# What you are asked to do
Give again only the lines beginning with the one that contains "Generate a Python" and ending with the one that contains "import pandas as pd"; include both of those lines.

Records with drawing code
———

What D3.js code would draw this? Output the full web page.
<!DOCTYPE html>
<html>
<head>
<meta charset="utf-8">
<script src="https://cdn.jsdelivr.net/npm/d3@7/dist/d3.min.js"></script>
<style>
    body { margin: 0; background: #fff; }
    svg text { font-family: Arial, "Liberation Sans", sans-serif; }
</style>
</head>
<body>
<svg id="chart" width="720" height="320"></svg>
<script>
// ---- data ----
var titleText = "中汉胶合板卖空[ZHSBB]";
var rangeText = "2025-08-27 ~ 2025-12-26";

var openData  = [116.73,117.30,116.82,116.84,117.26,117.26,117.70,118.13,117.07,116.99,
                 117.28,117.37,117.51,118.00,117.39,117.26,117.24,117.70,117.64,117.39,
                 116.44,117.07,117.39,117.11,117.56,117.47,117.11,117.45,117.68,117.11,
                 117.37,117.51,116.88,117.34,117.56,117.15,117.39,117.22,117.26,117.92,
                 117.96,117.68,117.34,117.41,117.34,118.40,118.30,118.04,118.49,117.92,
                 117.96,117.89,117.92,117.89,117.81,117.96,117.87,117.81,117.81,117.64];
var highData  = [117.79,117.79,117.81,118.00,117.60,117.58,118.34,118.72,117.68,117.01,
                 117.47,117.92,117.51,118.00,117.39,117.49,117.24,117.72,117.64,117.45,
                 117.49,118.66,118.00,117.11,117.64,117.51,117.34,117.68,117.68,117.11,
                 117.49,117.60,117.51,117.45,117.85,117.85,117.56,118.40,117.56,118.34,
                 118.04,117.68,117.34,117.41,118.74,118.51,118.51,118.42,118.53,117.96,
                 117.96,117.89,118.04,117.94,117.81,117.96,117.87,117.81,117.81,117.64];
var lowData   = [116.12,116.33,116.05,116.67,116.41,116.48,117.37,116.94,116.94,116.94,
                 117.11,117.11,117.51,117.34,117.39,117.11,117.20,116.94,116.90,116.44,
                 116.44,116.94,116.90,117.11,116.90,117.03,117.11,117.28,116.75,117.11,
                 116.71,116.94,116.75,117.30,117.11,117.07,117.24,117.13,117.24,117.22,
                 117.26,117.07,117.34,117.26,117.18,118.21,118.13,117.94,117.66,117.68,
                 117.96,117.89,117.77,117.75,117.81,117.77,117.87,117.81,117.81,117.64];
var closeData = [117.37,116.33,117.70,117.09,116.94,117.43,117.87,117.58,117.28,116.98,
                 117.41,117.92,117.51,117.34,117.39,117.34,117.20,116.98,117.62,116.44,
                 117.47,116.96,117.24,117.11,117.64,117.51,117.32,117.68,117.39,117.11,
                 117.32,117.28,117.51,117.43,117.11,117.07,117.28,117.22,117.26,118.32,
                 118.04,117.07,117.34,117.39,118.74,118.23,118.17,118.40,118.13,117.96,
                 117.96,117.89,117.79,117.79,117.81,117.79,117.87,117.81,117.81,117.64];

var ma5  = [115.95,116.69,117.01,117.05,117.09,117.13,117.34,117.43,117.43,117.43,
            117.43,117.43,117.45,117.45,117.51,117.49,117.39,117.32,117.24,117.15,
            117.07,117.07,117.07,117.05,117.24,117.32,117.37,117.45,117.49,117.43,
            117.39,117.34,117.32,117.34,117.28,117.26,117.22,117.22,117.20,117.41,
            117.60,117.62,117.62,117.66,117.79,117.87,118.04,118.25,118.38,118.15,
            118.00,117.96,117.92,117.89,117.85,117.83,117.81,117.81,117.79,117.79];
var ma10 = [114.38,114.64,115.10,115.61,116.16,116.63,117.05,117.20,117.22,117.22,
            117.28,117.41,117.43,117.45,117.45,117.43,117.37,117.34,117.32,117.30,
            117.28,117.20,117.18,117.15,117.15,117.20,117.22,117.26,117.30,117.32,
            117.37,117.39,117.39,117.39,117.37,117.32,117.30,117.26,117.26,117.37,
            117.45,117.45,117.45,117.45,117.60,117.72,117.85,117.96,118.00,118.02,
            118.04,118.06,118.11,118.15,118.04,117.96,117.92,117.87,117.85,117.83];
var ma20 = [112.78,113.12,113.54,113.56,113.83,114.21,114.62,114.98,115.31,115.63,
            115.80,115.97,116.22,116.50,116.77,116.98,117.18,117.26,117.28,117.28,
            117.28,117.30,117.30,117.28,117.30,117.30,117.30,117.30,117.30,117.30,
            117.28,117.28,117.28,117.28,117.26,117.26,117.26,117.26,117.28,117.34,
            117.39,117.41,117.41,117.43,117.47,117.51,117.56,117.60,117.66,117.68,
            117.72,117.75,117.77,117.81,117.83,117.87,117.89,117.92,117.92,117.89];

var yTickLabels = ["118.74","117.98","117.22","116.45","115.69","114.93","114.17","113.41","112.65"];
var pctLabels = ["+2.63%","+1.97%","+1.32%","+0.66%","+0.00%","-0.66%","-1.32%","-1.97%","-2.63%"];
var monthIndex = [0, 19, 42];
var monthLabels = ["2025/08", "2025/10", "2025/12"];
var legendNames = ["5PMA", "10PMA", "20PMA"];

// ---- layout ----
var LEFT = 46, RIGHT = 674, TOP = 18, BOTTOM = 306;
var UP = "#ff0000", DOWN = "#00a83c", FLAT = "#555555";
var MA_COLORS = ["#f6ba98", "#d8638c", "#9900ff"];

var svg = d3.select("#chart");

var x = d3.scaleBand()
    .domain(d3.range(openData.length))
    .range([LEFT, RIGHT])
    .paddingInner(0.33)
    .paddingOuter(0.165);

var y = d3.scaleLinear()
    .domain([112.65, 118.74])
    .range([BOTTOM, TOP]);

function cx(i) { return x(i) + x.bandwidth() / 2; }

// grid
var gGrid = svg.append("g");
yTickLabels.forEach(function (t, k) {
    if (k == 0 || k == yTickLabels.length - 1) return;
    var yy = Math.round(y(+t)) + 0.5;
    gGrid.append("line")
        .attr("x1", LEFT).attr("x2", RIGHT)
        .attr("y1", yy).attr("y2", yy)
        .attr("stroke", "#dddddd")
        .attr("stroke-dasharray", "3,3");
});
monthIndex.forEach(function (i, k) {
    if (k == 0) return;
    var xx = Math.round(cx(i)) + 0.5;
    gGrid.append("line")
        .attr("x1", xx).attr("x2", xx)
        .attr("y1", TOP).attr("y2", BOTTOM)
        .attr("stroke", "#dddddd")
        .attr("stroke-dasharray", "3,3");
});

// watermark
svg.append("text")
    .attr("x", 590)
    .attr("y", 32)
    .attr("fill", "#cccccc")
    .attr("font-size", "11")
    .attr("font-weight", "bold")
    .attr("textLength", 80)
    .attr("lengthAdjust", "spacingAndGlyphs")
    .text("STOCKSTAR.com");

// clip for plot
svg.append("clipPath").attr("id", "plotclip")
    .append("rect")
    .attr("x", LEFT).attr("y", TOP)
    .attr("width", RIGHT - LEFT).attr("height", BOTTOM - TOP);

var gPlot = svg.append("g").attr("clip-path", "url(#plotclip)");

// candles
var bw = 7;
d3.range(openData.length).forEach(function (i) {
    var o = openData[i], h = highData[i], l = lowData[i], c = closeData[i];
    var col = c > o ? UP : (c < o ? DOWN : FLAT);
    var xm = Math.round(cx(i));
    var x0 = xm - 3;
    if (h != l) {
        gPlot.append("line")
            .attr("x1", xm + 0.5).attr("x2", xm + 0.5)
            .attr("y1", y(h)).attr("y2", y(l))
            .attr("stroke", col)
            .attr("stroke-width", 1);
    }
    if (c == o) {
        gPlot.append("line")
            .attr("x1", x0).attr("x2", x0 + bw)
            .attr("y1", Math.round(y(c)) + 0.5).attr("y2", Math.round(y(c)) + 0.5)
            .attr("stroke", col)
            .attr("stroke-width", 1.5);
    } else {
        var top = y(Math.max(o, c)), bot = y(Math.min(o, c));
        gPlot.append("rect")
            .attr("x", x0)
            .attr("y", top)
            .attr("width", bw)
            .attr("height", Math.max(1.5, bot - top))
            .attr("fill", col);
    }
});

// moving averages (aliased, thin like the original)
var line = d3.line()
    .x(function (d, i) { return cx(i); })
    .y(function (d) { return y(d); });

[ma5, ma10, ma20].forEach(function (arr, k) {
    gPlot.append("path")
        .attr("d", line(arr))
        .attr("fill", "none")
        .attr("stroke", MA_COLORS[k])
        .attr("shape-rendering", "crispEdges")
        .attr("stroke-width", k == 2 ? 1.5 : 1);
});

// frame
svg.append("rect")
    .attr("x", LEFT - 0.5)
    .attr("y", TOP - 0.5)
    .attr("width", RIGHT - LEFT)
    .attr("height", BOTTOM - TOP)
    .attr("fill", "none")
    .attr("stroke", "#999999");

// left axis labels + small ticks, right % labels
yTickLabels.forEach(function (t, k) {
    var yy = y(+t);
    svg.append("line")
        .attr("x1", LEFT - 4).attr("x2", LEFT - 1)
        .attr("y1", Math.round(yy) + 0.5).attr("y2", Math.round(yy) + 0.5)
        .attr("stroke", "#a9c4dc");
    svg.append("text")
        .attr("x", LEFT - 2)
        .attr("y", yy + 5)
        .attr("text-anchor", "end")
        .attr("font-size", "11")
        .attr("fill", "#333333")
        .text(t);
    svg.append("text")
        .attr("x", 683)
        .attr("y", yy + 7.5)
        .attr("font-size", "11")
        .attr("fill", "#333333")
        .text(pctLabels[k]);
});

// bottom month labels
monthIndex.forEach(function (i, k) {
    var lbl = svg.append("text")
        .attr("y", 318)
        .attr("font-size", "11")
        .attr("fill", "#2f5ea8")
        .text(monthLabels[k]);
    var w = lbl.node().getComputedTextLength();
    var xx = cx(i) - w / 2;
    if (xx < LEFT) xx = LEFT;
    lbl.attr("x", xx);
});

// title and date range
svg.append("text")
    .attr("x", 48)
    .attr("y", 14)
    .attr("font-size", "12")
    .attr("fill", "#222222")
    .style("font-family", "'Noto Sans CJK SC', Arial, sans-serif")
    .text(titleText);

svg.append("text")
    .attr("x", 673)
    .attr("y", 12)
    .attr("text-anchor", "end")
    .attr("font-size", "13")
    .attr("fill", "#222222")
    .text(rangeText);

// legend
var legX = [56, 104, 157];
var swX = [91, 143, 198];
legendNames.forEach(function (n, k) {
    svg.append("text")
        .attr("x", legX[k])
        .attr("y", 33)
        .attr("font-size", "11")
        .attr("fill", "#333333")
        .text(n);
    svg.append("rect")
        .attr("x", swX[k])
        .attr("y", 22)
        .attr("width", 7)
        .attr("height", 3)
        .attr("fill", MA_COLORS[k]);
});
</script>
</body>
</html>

———

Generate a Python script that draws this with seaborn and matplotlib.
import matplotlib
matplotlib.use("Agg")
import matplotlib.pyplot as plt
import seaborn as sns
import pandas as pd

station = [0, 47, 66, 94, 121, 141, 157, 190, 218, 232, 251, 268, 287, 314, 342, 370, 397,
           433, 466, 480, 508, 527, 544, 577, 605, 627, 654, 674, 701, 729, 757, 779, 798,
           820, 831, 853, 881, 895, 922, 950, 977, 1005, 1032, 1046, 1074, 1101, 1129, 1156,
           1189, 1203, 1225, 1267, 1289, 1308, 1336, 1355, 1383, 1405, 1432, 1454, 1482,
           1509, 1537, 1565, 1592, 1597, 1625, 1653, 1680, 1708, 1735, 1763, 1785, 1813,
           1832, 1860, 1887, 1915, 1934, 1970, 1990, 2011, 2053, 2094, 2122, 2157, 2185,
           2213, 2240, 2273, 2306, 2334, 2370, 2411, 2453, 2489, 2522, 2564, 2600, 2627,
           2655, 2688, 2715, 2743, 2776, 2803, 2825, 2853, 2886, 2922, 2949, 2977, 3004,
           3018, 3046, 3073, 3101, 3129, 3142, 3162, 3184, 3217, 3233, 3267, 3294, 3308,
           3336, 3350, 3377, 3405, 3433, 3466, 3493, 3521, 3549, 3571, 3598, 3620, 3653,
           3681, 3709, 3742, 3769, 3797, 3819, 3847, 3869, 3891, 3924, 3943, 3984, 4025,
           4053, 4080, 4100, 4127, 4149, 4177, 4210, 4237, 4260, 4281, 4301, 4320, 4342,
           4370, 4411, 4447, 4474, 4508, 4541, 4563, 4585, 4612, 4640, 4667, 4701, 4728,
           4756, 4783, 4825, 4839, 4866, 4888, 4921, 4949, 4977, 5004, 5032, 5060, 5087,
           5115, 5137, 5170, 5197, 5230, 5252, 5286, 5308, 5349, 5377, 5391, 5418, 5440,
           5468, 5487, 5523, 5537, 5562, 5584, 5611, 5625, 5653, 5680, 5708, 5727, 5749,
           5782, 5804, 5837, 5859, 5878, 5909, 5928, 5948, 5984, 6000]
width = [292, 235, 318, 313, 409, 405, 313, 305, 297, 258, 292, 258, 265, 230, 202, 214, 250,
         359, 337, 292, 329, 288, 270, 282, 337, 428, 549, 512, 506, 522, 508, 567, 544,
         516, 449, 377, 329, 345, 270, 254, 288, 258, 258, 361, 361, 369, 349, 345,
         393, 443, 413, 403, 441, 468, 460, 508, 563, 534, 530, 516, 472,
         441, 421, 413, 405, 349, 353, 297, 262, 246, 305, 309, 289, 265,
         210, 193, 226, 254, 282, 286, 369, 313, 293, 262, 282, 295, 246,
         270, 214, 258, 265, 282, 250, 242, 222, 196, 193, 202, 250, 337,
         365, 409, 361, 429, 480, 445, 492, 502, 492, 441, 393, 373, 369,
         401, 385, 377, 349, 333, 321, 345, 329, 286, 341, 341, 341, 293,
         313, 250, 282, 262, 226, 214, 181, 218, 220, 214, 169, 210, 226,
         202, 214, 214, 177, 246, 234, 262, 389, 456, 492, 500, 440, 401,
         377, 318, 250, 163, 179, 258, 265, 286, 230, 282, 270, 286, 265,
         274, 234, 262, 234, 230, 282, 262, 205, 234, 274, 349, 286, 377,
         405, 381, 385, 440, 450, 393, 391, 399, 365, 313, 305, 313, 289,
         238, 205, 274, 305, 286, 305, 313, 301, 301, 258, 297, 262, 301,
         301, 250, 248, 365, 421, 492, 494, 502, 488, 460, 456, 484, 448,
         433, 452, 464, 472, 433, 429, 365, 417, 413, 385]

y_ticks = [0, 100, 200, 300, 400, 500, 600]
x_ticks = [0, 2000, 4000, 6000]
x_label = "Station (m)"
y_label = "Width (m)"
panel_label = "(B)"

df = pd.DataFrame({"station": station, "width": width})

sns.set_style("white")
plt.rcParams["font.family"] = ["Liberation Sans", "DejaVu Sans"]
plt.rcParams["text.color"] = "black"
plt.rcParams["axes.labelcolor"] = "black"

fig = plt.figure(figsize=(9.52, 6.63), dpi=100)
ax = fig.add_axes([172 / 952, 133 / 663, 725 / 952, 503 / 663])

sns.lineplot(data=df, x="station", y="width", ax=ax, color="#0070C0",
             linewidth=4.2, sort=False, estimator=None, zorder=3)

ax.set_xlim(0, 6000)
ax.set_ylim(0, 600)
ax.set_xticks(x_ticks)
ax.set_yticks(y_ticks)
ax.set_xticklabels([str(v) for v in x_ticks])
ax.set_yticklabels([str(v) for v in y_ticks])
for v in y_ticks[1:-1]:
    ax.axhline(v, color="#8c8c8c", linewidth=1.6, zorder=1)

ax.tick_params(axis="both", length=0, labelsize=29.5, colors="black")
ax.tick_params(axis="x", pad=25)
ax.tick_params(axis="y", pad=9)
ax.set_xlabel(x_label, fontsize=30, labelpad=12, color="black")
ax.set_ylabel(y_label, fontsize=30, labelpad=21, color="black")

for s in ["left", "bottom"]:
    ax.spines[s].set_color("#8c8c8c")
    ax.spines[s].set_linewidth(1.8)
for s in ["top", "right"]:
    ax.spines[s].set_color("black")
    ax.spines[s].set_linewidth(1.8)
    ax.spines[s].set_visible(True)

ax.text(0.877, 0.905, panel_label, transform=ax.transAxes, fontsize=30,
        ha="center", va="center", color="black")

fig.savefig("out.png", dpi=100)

———

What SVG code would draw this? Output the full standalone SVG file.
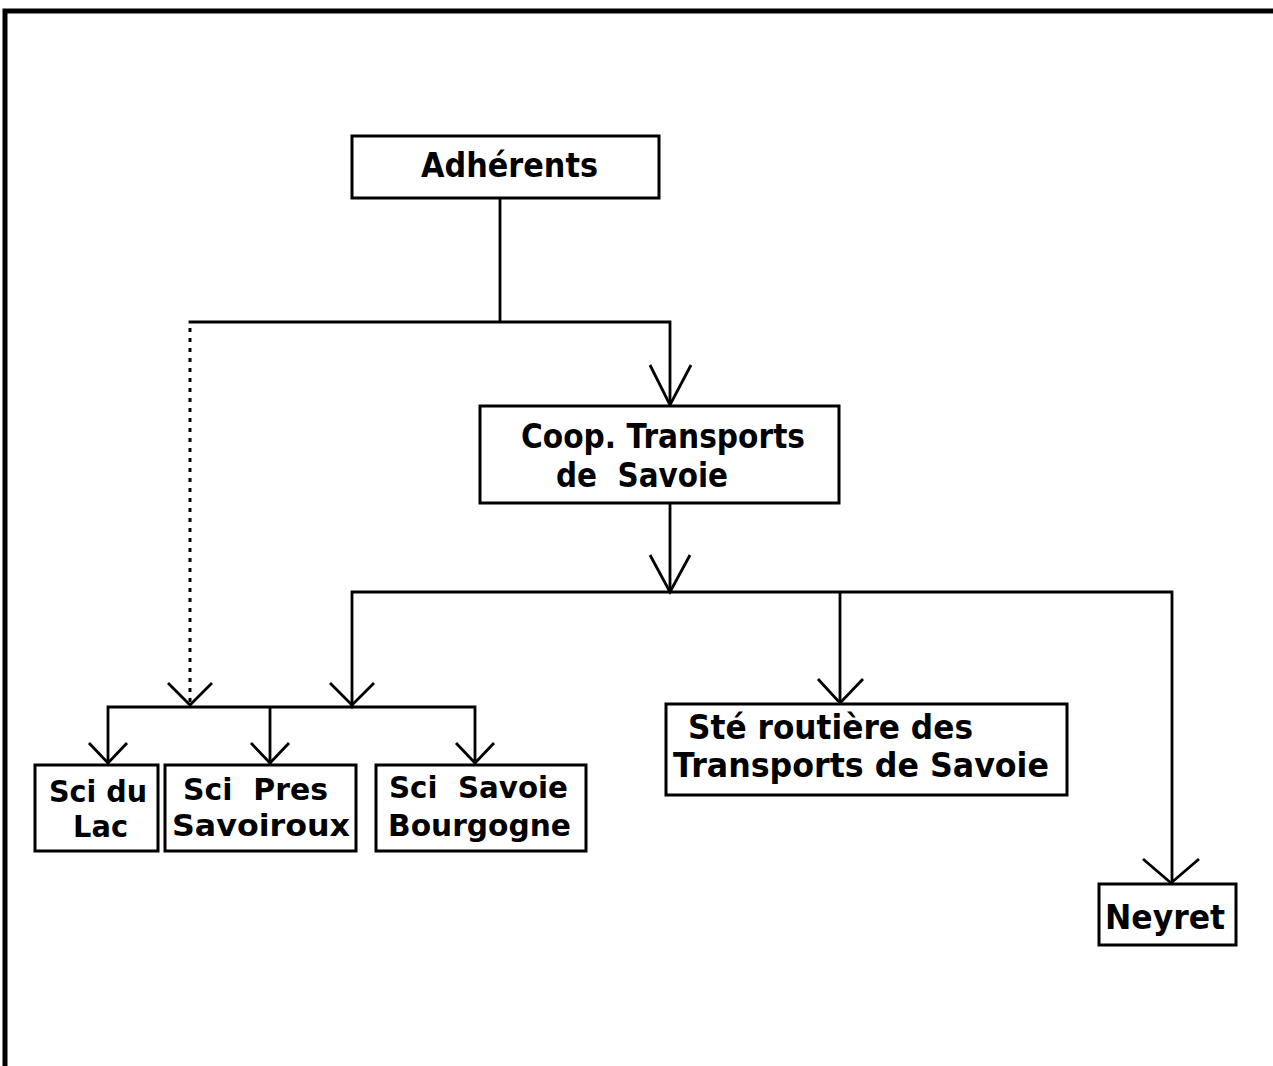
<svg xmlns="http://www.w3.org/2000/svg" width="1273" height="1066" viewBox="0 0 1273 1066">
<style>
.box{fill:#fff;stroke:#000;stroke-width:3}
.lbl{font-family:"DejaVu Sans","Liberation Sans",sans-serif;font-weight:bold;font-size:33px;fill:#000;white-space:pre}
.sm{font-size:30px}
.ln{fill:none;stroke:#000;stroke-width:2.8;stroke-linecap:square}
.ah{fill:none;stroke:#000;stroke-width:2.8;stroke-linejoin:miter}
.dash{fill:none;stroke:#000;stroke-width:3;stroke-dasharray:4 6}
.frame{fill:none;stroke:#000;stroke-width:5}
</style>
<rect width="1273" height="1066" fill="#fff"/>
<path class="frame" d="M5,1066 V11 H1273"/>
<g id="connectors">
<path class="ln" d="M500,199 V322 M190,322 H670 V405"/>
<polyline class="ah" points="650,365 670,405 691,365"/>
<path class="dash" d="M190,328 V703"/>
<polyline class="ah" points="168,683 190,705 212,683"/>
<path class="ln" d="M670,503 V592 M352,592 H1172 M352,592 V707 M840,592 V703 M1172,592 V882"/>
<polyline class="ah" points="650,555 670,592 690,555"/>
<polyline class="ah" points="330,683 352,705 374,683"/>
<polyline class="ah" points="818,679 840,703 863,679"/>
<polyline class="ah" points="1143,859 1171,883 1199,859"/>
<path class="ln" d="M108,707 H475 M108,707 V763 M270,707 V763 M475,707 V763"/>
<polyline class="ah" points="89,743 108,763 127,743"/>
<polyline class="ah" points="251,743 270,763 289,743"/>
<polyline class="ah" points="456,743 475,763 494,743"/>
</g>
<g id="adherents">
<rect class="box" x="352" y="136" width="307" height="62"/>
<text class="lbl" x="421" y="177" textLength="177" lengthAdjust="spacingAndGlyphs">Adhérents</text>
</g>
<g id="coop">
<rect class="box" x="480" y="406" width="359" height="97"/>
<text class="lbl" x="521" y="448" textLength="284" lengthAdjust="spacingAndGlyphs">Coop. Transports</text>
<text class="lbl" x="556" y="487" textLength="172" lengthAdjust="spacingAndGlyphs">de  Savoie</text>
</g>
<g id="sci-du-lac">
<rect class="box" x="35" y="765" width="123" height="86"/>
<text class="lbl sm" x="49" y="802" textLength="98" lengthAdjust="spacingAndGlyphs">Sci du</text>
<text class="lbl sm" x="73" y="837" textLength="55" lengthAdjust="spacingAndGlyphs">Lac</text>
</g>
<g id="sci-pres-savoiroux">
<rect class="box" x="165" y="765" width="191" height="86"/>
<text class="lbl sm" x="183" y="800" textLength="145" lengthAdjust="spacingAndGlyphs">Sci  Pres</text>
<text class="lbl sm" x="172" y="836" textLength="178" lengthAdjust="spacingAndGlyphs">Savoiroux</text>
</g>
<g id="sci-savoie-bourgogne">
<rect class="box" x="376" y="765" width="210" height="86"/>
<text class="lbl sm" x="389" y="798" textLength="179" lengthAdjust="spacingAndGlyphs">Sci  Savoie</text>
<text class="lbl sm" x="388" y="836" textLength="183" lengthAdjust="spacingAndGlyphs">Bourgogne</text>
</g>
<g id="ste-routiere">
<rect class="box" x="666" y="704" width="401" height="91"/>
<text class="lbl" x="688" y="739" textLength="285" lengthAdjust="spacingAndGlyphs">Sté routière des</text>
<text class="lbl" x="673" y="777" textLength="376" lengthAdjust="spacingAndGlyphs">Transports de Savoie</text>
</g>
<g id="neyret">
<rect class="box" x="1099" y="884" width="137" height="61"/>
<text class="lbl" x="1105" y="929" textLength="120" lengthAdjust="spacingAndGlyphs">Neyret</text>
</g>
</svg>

———

# Answer in full
Generate a Python script that draws this with seaborn and matplotlib.
import matplotlib
matplotlib.use("Agg")
import matplotlib.pyplot as plt
import seaborn as sns
import pandas as pd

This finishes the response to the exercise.